Mechanism: A sequential scale preserves relative magnitude, so nearby values look nearby and larger value changes look larger. This reduces false grouping and makes low-to-high structure easier to read, including for some readers who cannot distinguish all rainbow hues.
Evidence: The paper reports that rainbow colormaps distort perceived value relationships, create false divisions in smoothly varying data, and become less accessible for colorblind readers; it recommends sequential colormaps for ordered or continuous data without a meaningful midpoint (Szafir, 2018).
context
Use when ordered color is the message
- User Goal: Compare magnitude, locate highs and lows, or read smooth variation.
- Task: Compare ordered values from low to high.
- Data: Ordered or continuous values without a natural center value that readers must compare against.
- Chart Setting: A chart uses color as the main value encoding.
- Audience: Readers must interpret value differences at a glance, including some with color-vision deficiency.
- Success Criterion: Equal-looking color steps correspond more closely to equal data steps, without false bands.
exceptions
Do not use when a center value matters or values are categorical
- Break it when: The data has a meaningful midpoint such as a baseline or natural zero. Why: The source recommends a diverging colormap for direct comparison to that middle point.

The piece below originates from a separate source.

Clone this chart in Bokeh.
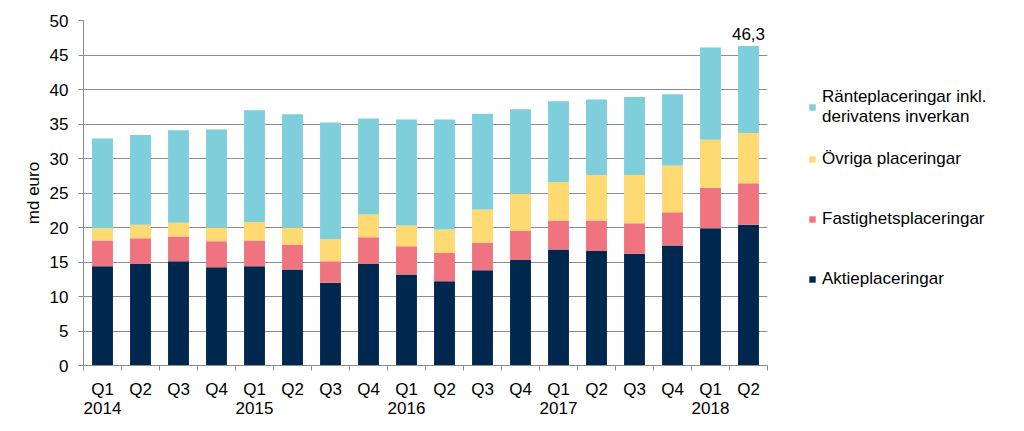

- Break it when: The data is categorical. Why: The source notes that hue-based grouping can be useful for categories rather than ordered magnitudes.
costs
What you trade away
Sacrifice: You give up strong emphasis on above-versus-below a central reference value. Risk: If a meaningful midpoint does exist, a purely sequential scale makes comparison to that midpoint less direct. Mitigation: Switch to a diverging scale when the midpoint is part of the task.
mistakes
Common palette failure
Mistake: Using a rainbow palette for smoothly varying values. Why it fails: Readers see artificial blue, green, yellow, and red bands, and equal numeric differences no longer look equal.
check
How to review the palette
Failure Sign: Smooth data looks split into named-color regions or abrupt boundaries. Quick Check: Scan the scale and ask whether some hue transitions look much stronger than others for similar value steps. Stronger Test: Compare the same chart with a sequential scale; if apparent clusters or boundaries disappear, the original palette was distorting the data.
fix
What to change
- Replace the rainbow palette with a sequential colormap.
- Make the color progression visually ordered from low to high.
- Reserve categorical hue sets for categorical data.
- Switch to a diverging colormap if the task depends on a meaningful middle value.